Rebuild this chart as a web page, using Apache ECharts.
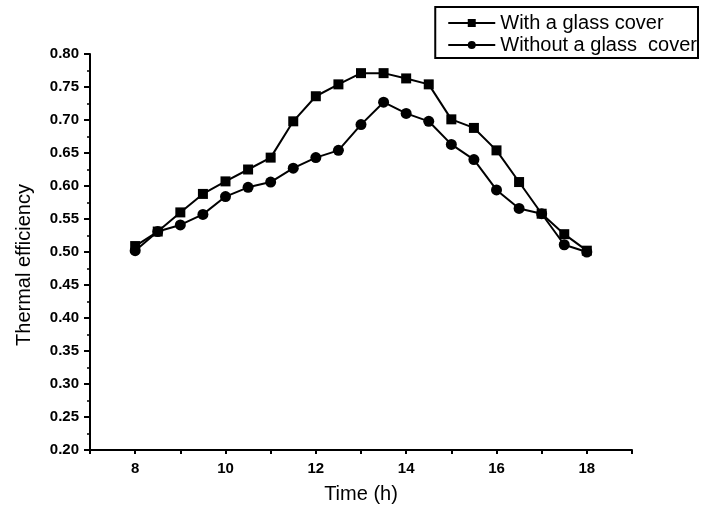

━━━━━━━━━━━━━━━━━━━━

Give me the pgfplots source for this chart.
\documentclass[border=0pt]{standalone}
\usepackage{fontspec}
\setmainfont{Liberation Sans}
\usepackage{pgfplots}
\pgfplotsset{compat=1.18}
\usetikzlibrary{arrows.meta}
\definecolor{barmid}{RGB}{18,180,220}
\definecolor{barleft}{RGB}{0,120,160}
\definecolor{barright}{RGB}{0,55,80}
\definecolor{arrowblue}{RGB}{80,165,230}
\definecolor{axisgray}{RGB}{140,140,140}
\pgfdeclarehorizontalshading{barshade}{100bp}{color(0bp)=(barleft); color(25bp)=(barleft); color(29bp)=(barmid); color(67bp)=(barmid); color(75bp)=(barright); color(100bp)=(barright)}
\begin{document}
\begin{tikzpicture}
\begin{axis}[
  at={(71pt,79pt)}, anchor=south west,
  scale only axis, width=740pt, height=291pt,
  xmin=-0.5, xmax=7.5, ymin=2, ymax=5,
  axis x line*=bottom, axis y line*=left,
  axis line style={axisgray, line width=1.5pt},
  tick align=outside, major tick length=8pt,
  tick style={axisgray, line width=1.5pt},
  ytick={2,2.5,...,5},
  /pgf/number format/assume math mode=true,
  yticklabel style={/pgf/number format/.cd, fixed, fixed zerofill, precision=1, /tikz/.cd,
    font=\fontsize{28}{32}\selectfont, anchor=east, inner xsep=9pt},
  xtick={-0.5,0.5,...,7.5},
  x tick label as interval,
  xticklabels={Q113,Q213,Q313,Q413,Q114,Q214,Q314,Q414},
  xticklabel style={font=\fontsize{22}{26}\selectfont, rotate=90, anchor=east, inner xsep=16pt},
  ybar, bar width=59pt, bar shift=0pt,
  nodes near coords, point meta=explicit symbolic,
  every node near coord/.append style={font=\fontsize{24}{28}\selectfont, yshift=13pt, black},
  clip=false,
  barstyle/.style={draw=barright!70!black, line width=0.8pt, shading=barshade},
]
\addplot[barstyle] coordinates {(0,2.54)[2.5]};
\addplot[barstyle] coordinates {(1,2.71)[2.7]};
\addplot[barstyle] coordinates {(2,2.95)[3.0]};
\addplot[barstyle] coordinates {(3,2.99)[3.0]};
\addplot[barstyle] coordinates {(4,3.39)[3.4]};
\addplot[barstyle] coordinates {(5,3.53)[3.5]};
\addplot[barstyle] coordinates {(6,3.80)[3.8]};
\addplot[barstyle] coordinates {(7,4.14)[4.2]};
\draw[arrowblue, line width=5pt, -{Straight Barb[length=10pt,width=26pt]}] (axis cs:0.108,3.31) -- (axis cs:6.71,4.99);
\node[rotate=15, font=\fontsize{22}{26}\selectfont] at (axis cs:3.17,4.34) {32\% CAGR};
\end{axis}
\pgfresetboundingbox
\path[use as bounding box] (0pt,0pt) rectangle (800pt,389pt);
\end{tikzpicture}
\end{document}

━━━━━━━━━━━━━━━━━━━━

> [JOB] Copy out every line holding the string "this".

> [TASK OUTPUT]
Rebuild this chart as a web page, using Apache ECharts.
Give me the pgfplots source for this chart.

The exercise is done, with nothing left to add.